In hindsight, the Bench then makes it a point to state in para 14 that, “In the present case, the prosecution has been successful in proving the motive. There was a prior long-time enmity between the deceased and the accused – A1. Even the deceased was also facing trial for the offence under Section 307 IPC at the instance of A1. The defence has failed to prove any circumstances by which it can be said that they are falsely implicated in the case.”

Finally and as a corollary, the Bench then holds in para 15 that, “In view of the above and for the reasons stated above, no interference of this Court is called for. The learned trial Court and the High Court have rightly convicted the accused for the offence punishable under Section 302 r/w 34 of the IPC. So far as A1 is concerned, there is a direct evidence against him using the gun and shooting the deceased. Therefore, even he can be convicted for the offence punishable under Section 302 IPC, without the aid of Section 34 IPC. As observed hereinabove, both the courts below have rightly convicted A1 for the offence punishable under Section 302 IPC and other accused – A2 & A3 for the offence punishable under Section 302 IPC, with the aid of Section 34 IPC. Under the circumstances, the appeal fails and deserves to be dismissed and is accordingly dismissed.”

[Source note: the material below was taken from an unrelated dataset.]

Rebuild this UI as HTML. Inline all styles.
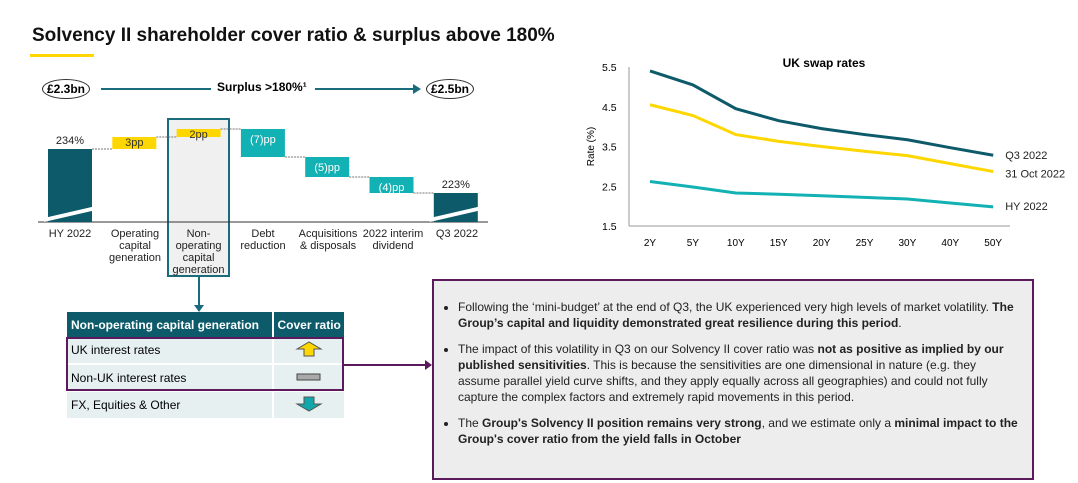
<!DOCTYPE html>
<html><head><meta charset="utf-8"><style>
body{margin:0;width:1078px;height:483px;background:#fff;font-family:"Liberation Sans",sans-serif;position:relative;overflow:hidden}
.a{position:absolute}
.title{left:32px;top:25px;font-size:19px;font-weight:bold;color:#111}
.pill{border:1.5px solid #333;border-radius:50%;font-size:12px;font-weight:bold;width:46px;height:18px;line-height:18px;text-align:center;background:#fff}
.lbl{font-size:11px;text-align:center;color:#222;line-height:12px}
table{border-collapse:collapse;font-size:12px}
.tb{left:432px;top:279px;width:602px;height:201px;background:#eeeded;border:2px solid #5b1a5c;box-sizing:border-box;font-size:12px;color:#222;line-height:16px}
.tb ul{margin:18px 14px 0 8px;padding-left:16px}
.tb li{margin-bottom:10px}
</style></head><body>
<div class="a title">Solvency II shareholder cover ratio &amp; surplus above 180%</div>
<div class="a" style="left:30px;top:54px;width:64px;height:3px;background:#ffd700"></div>
<div class="a pill" style="left:42px;top:79px">£2.3bn</div>
<div class="a pill" style="left:426px;top:79px">£2.5bn</div>
<div class="a" style="left:101px;top:88px;width:110px;height:2px;background:#1a6b7c"></div>
<div class="a" style="left:217px;top:80px;font-size:12px;font-weight:bold">Surplus &gt;180%¹</div>
<div class="a" style="left:315px;top:88px;width:100px;height:2px;background:#1a6b7c"></div>
<div class="a" style="left:413px;top:84px;width:0;height:0;border-left:8px solid #1a6b7c;border-top:5px solid transparent;border-bottom:5px solid transparent"></div>
<div class="a" style="left:167px;top:118px;width:63px;height:159px;background:#f0f0f0;border:2px solid #1a6b7c;box-sizing:border-box"></div>
<div class="a" style="left:198px;top:277px;width:2px;height:30px;background:#1a6b7c"></div>
<div class="a" style="left:194px;top:305px;border-top:7px solid #1a6b7c;border-left:5px solid transparent;border-right:5px solid transparent"></div>
<svg class="a" style="left:0;top:0" width="560" height="280" id="wf"></svg>
<div class="a lbl" style="left:40px;top:228px;width:60px">HY 2022</div>
<div class="a lbl" style="left:103px;top:228px;width:64px">Operating<br>capital<br>generation</div>
<div class="a lbl" style="left:167px;top:228px;width:63px">Non-<br>operating<br>capital<br>generation</div>
<div class="a lbl" style="left:233px;top:228px;width:60px">Debt<br>reduction</div>
<div class="a lbl" style="left:294px;top:228px;width:68px">Acquisitions<br>&amp; disposals</div>
<div class="a lbl" style="left:360px;top:228px;width:66px">2022 interim<br>dividend</div>
<div class="a lbl" style="left:427px;top:228px;width:60px">Q3 2022</div>

<table class="a" style="left:67px;top:312px;width:277px">
<tr style="background:#0c5a6a;color:#fff;font-weight:bold;height:25px"><td style="padding-left:4px;border-right:2px solid #fff">Non-operating capital generation</td><td style="text-align:center">Cover ratio</td></tr>
<tr style="background:#e6f0f0;height:27px"><td style="padding-left:4px;border-right:2px solid #fff">UK interest rates</td><td style="text-align:center"><svg width="32" height="16"><polygon points="4,8 16,1 28,8 21,8 21,15 11,15 11,8" fill="#ffd700" stroke="#555"/></svg></td></tr>
<tr style="background:#e6f0f0;height:27px;border-top:2px solid #fff"><td style="padding-left:4px;border-right:2px solid #fff">Non-UK interest rates</td><td style="text-align:center"><svg width="26" height="10"><rect x="1" y="2" width="23" height="6" fill="#aaa" stroke="#444"/></svg></td></tr>
<tr style="background:#e6f0f0;height:27px;border-top:2px solid #fff"><td style="padding-left:4px;border-right:2px solid #fff">FX, Equities &amp; Other</td><td style="text-align:center"><svg width="32" height="16"><polygon points="11,1 21,1 21,8 28,8 16,15 4,8 11,8" fill="#12a7aa" stroke="#555"/></svg></td></tr>
</table>
<div class="a" style="left:66px;top:337px;width:278px;height:54px;border:2px solid #5b1a5c;box-sizing:border-box"></div>
<div class="a" style="left:344px;top:364px;width:82px;height:2px;background:#5b1a5c"></div>
<div class="a" style="left:425px;top:360px;border-left:7px solid #5b1a5c;border-top:5px solid transparent;border-bottom:5px solid transparent"></div>

<div class="a tb"><ul>
<li>Following the ‘mini-budget’ at the end of Q3, the UK experienced very high levels of market volatility. <b>The Group’s capital and liquidity demonstrated great resilience during this period</b>.</li>
<li>The impact of this volatility in Q3 on our Solvency II cover ratio was <b>not as positive as implied by our published sensitivities</b>. This is because the sensitivities are one dimensional in nature (e.g. they assume parallel yield curve shifts, and they apply equally across all geographies) and could not fully capture the complex factors and extremely rapid movements in this period.</li>
<li>The <b>Group's Solvency II position remains very strong</b>, and we estimate only a <b>minimal impact to the Group's cover ratio from the yield falls in October</b></li>
</ul></div>

<svg class="a" style="left:560px;top:40px" width="518" height="230" id="lc"></svg>

<script>
// waterfall data
const wfLabels=["234%","3pp","2pp","(7)pp","(5)pp","(4)pp","223%"];
const wfStart=234;
const wfDeltas=[3,2,-7,-5,-4];
const wfEnd=223;
// swap data
const tenors=["2Y","5Y","10Y","15Y","20Y","25Y","30Y","40Y","50Y"];
const q3=[5.4,5.05,4.45,4.15,3.95,3.8,3.67,3.47,3.28];
const oct31=[4.55,4.28,3.8,3.63,3.5,3.38,3.27,3.07,2.87];
const hy=[2.62,2.48,2.33,2.3,2.26,2.22,2.18,2.08,1.98];
const yTicks=[1.5,2.5,3.5,4.5,5.5];
const NS="http://www.w3.org/2000/svg";
function mk(p,t,a){const e=document.createElementNS(NS,t);for(const k in a)e.setAttribute(k,a[k]);p.appendChild(e);return e;}
const wf=document.getElementById('wf');
const base=222;
const wy=v=>149+(234-v)*4;
const wx=i=>48+i*64.3;
const bw=44;
mk(wf,'line',{x1:38,y1:base,x2:488,y2:base,stroke:'#333','stroke-width':1});
function totalBar(i,v,lbl,name){
  const r=mk(wf,'rect',{x:wx(i),y:wy(v),width:bw,height:base-wy(v),fill:'#0c5a6a'});
  
  
  mk(wf,'polygon',{points:`${wx(i)-4},${base-4} ${wx(i)+bw+4},${base-16} ${wx(i)+bw+4},${base-12} ${wx(i)-4},${base}`,fill:'#fff'});
  const t=mk(wf,'text',{x:wx(i)+bw/2,y:wy(v)-5,'text-anchor':'middle','font-size':11,fill:'#222'});t.textContent=lbl;
}
totalBar(0,wfStart,wfLabels[0],'bar-hy-2022');
let cur=wfStart;
wfDeltas.forEach((d,k)=>{
  const i=k+1,nv=cur+d;
  const top=wy(Math.max(cur,nv)),bot=wy(Math.min(cur,nv));
  mk(wf,'line',{x1:wx(i-1)+bw,y1:wy(cur),x2:wx(i),y2:wy(cur),stroke:'#777','stroke-dasharray':'2,1'});
  const r=mk(wf,'rect',{x:wx(i),y:top,width:bw,height:bot-top,fill:d>0?'#ffd700':'#12b1b3'});
  
  
  const t=mk(wf,'text',{x:wx(i)+bw/2,y:d>0?top+9:top+14,'text-anchor':'middle','font-size':11,fill:d>0?'#333':'#fff'});t.textContent=wfLabels[i];
  cur=nv;
});
mk(wf,'line',{x1:wx(5)+bw,y1:wy(cur),x2:wx(6),y2:wy(cur),stroke:'#777','stroke-dasharray':'2,1'});
totalBar(6,wfEnd,wfLabels[6],'bar-q3-2022');
const lc=document.getElementById('lc');
const X=i=>90+i*42.9;
const Y=v=>27+(5.5-v)*39.75;
mk(lc,'line',{x1:69,y1:Y(5.5),x2:69,y2:Y(1.5),stroke:'#999'});
mk(lc,'line',{x1:69,y1:Y(1.5),x2:450,y2:Y(1.5),stroke:'#999'});
const tt=mk(lc,'text',{x:264,y:27,'text-anchor':'middle','font-size':12,'font-weight':'bold'});tt.textContent='UK swap rates';
yTicks.forEach(v=>{const t=mk(lc,'text',{x:42,y:Y(v)+4,'font-size':10.5});t.textContent=v.toFixed(1);});
tenors.forEach((c,i)=>{const t=mk(lc,'text',{x:X(i),y:206,'text-anchor':'middle','font-size':10});t.textContent=c;});
const yl=mk(lc,'text',{transform:`translate(34,${Y(3.5)}) rotate(-90)`,'text-anchor':'middle','font-size':10});yl.textContent='Rate (%)';
[[q3,'#0c5a6a','Q3 2022','line-q3-2022'],[oct31,'#ffd700','31 Oct 2022','line-31-oct-2022'],[hy,'#12b1b3','HY 2022','line-hy-2022']].forEach(([s,c,n,nm])=>{
  const p=mk(lc,'polyline',{points:s.map((v,i)=>X(i)+','+Y(v)).join(' '),fill:'none',stroke:c,'stroke-width':3});
  
  
  const t=mk(lc,'text',{x:X(8)+12,y:Y(s[8])+(n==='Q3 2022'?4:(n==='HY 2022'?3:6)),'font-size':11,fill:'#222'});t.textContent=n;
});
</script>
</body></html>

In conclusion, the sum and substance of this brief, brilliant and balanced judgment by a two Jude Bench of the Apex Court comprising of Justice Dr DY Chandrachud and Justice MR Shah is that as pointed in para 11 that, “For convicting an accused recovery of the weapon used in commission of offence is not a sine qua non. Therefore, merely because the ballistic report shows that the bullet recovered does not match with the gun recovered, it is not possible to reject the credible and reliable deposition of PW1 & PW2.” All the courts must always bear this in mind while ruling in similar such cases! This notable judgment also makes it absolutely clear that minor contradictions do not matter which do not go to the root of the matter and are therefore not material contradictions and therefore the evidence of such witnesses cannot be brushed aside and/or disbelieved. There can be just no denying it!